Newark Unveils Final School Overhaul Plans

The first phase of the plan will focus on the city's most consistently underperforming schools with declining enrollment and will involve a combination of new schools, closures and consolidations

The superintendent of the state's largest school district on Monday unveiled the final details of a wide-ranging plan to overhaul Newark's struggling schools.
 
Superintendent Cami Anderson said the first phase of the plan will focus on the city's most consistently underperforming schools with declining enrollment and will involve a combination of new schools, closures and consolidations meant to ensure more high-quality public school options in the city.
 
On Monday, she announced the district would open eight new schools by September at the sites of closed or consolidated schools. The plan also involves expanding pre-K programs in underserved neighborhoods, implementing new single-sex schools in some areas, making magnet and charter schools more accessible to a wider pool of Newark students, rebuilding high schools and giving principals more autonomy.
 
Monday's announcement was made before a small group of supporters at a local school slated to house one of the newly consolidated schools. 
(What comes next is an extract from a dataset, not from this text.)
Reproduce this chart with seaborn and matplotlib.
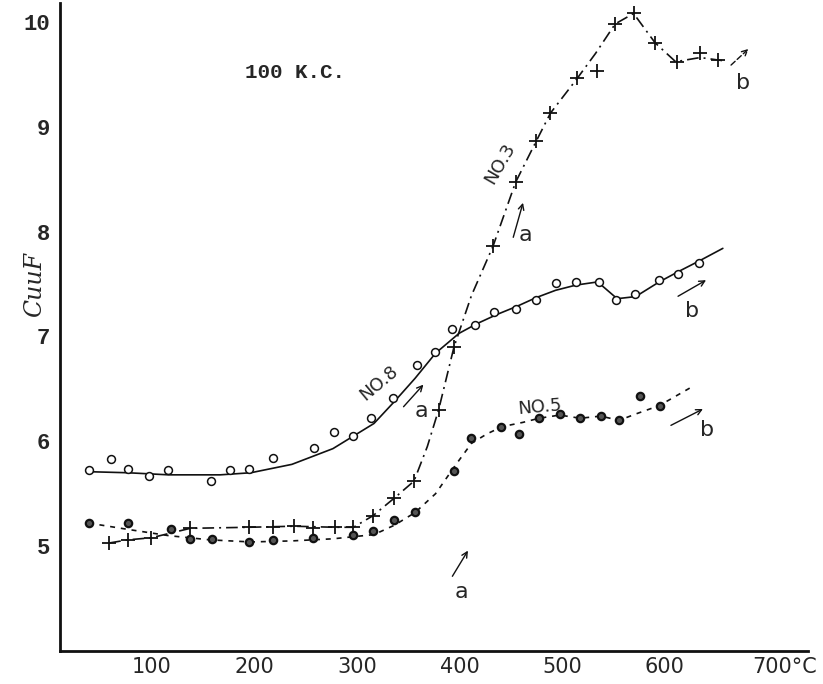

It contrasted with a large contentious public meeting Anderson held last month to assuage angry parents after The Star-Ledger of Newark reported that several longtime Newark public schools would be closed or merged under the plan. Although Anderson said parents had attended Monday's meeting, several stood outside with protest signs and said they hadn't been allowed in.
 
Anderson said that she had held more than 112 meetings with families and civic leaders during the plan development process and that she had tweaked certain aspects of the final plan based on community feedback.
 
Mayor Cory Booker has repeatedly said education reform is a key priority of his administration, though Newark schools are under state, not city, control. He said Monday that Anderson's plan gave him ``a sense of relief and a profound sense of hope.''
 
Booker said the city and nation should be "feeling a sense of shame and agony'' over statistics that show only one quarter of students at Newark's worst-performing schools are able to pass basic proficiency tests.
 
Anderson said her plan was aimed at creating a school system that graduates every student and leaves them ready for college and a career.
 
The city's public school system is the state's largest, with 75 schools and a student population of about 40,000. It has been plagued for years by low test scores and poor graduation rates.
 
The district, which has been under state control since 1995, spends nearly $24,000 a year -- more than twice the national average -- per pupil.  
 
Anderson was appointed last year to lead the district.